The June 15 Supreme Court decision in Bostock v. Clayton County (Georgia) has a sweeping logic that, if applied to other areas of law, will mean the end of legal discrimination against people who identify as LGBTQ.
Justice Neil Gorsuch, in his 6-3 opinion, applies a plain-text reading to the employment title of the 1964 Civil Rights Act: Identifying as LGBT arises out of sex, and employers can’t discriminate on the basis of sex. Disparate treatment on account of any condition of sex is illegal. Disparate treatment of an individual, even if as groups an employer treats men and women equally, is illegal. An employer can’t engage in disparate treatment even if it’s only one of multiple reasons cited for that treatment.
All Justice Gorsuch had to do, he wrote, was read the words. The 1964 Civil Rights Act, written largely by the Justice Department under Attorney General Robert Kennedy, bars discrimination primarily applying to “race, color, religion, or national origin,” in particular in voting; or in the use of public accommodations, government facilities (on any level) or public schools; or in any program or activity receiving federal funding. The Kennedy proposal responded to the confrontations with Southern states in the 10 years following Brown v. Board and the weaknesses of the 1957 Civil Rights Act.

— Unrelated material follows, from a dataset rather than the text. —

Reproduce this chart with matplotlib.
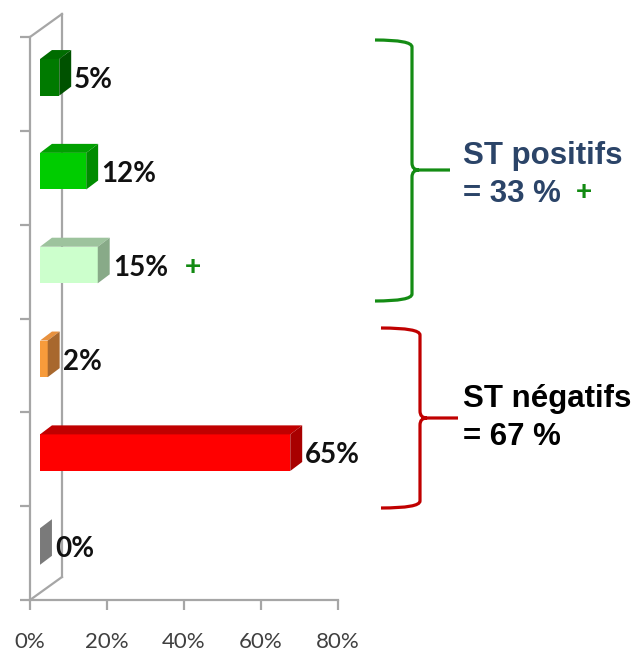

But Title VII alone also bars discrimination in employment on account of sex. The law makes it unlawful:
“. . . for an employer to fail or refuse to hire or to discharge any individual, or otherwise to discriminate against any individual with respect to his compensation, terms, conditions, or privileges of employment, because of such individual’s race, color, religion, sex, or national origin.”
“Sex” was famously proposed by House Rules Committee Chairman Howard W. Smith. (The Rules Committee is where bills are assigned a procedure governing floor debate; the committee approved the addition as a floor amendment.) Historians aren’t clear why Smith added it, though some believe it was an effort to sabotage the bill; Smith, a Virginian in the House since 1931, was a segregationist. But the politics were complicated; Smith was a long-time proponent of the Equal Rights Amendment and fairness for (white) women, and the AFL-CIO preferred a leg up for its members – men.
In Bostock, the Trump administration joined three defendants in the consolidated case, employers who had fired two gay men and another man who, after six years as an employee, announced his intention to live as a woman. The Justice Department argued that “sex” didn’t apply to orientation or identity. Or, as Gorsuch summarized in his opinion, something other than “status as either male or female (as) determined by reproductive biology.” Gorsuch swept away their distinctions and arguments over 50-year-old interpretations of “discriminate” and “sex”: “An employer who fires an individual merely for being gay or transgender violates Title VII.”
Trump officials have written or rewritten agency rules to allow discrimination against LGBT persons in a range of areas. Last week the administration finalized a rule that repealed an Obama administration prohibition, pursuant to the Affordable Care Act, on discrimination in the provision of health care.
If the court’s opinion is applied to these other areas, then all those efforts will fail sooner than they would under a Biden administration, or any other.